Leg dir eine andere Taktik im Umgang mit der Empörung zu. Eine mögliche Taktik liegt in ihrer Entschärfung, in dem Du einen Beitrag leistest, um zu einem Klima der Toleranz und des gegenseitigen Respektes im täglichen Miteinander zu kommen.

Empörung kann durch ein Klima der Freundlichkeit (nicht Gefälligkeit), des gegenseitigen Respekts, der Höflichkeit, des Zuhören des Verstehens- (nicht des Antworten) - Willens, durch Reflexion, Neugier, Offenheit, Toleranz, mit Hilfe von Verständnis oder durch Humor abgebaut werden oder gar nicht erst entstehen.

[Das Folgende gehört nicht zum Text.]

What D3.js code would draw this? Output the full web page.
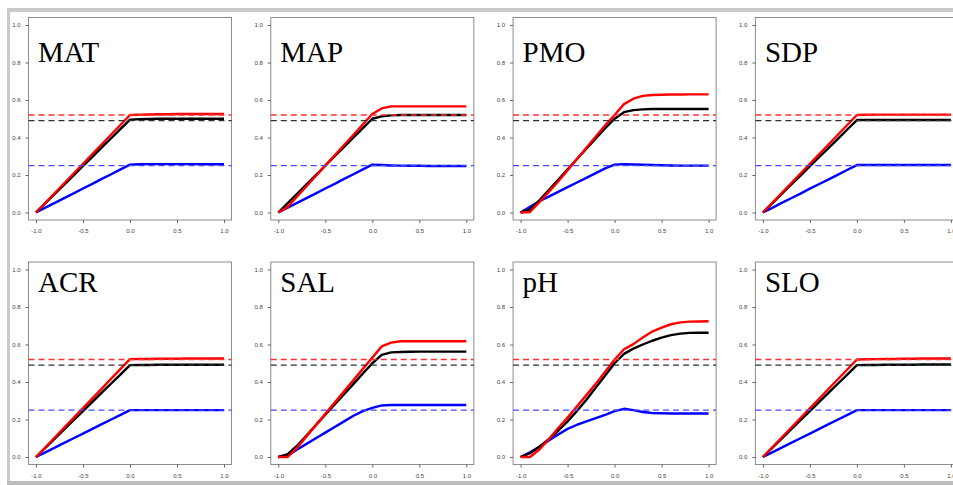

Diese persönliche Haltung einzunehmen, ist eine aktive Entscheidung. Sei freundlich, zeige Respekt und Empathie - kleine Gesten können große Wirkung haben und eine Kultur der Zuversicht schaffen.

‼️ Wer sich nicht empört, ist deswegen aber nicht gleichgültig oder passiv, sondern kann klüger und gelassener mit Unterschieden und Widersprüchen umgehen. Nur wenn es gelingt, die Energie der Empörung in konstruktive Bahnen zu lenken, kann sie ihre positive Kraft voll entfalten und zu einer gerechteren, friedlicheren Gesellschaft beitragen.

Wir könnten daher mit der Empörung operieren: Einerseits sie als Motivation nutzen, um Missstände anzugehen, sie aber andererseits durch Vernunft, Dialog und Kompromissbereitschaft zügeln.